Furthermore, data center operators are increasingly aggressive in their pursuit of sustainability. Many major tech firms are investing heavily in renewable energy credits (RECs) and power purchase agreements (PPAs) to mitigate their environmental impact. From this perspective, the digital transition is not the problem, but rather the mechanism by which we will achieve a more efficient, electrified future.

The Rebuttal: Efficiency is Not Just Optimization

While the potential for smart devices to save energy is real, I contend that we are currently failing to realize these benefits in practice. The "Jevons Paradox" is at play here: as technology makes energy use more efficient, we tend to increase our total consumption of that resource. We install more devices, demand more AI-driven features, and increase our reliance on cloud-based processing. The optimization gains from a smart thermostat are quickly eclipsed by the massive, continuous power draw of the AI models running in the background to support our broader smart ecosystem.
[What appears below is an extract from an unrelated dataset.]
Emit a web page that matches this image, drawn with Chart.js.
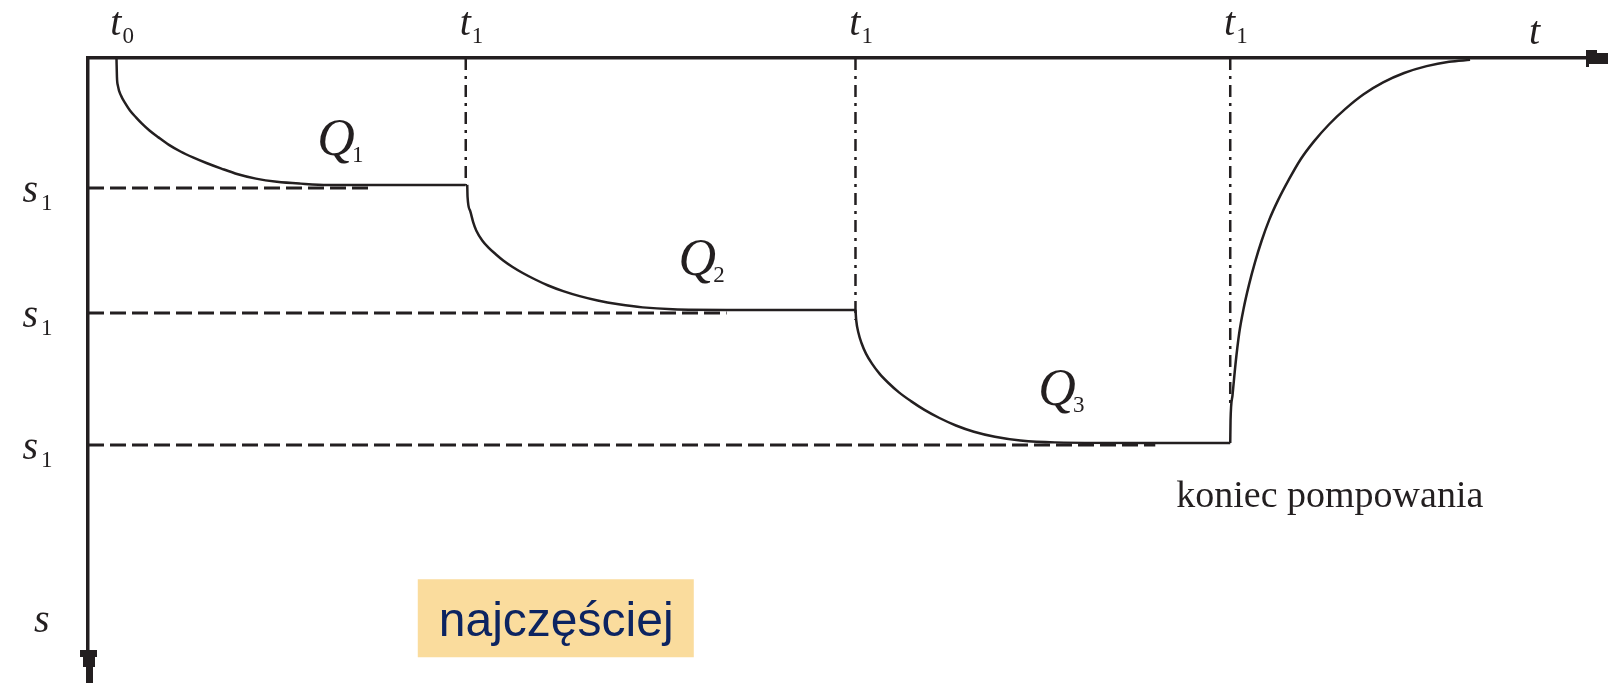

Relying on RECs and PPAs is also a partial solution at best. While these tools support the growth of renewable energy, they do not negate the immediate strain placed on local grids. When a data center cluster requires gigawatts of power, the grid must be bolstered—often by fossil-fuel-reliant peaker plants—to ensure reliability. We cannot simply "offset" our way out of a physical infrastructure crisis.

The Path Forward

To move toward a truly sustainable living model, we must adopt a more discerning approach to our digital footprint. We need to demand "edge computing" where smart devices process data locally rather than constantly pinging the cloud. We must also advocate for stricter energy transparency standards for AI models and IoT manufacturers, forcing companies to disclose the real-world electricity costs of their "always-on" features.

It is time to stop viewing our smar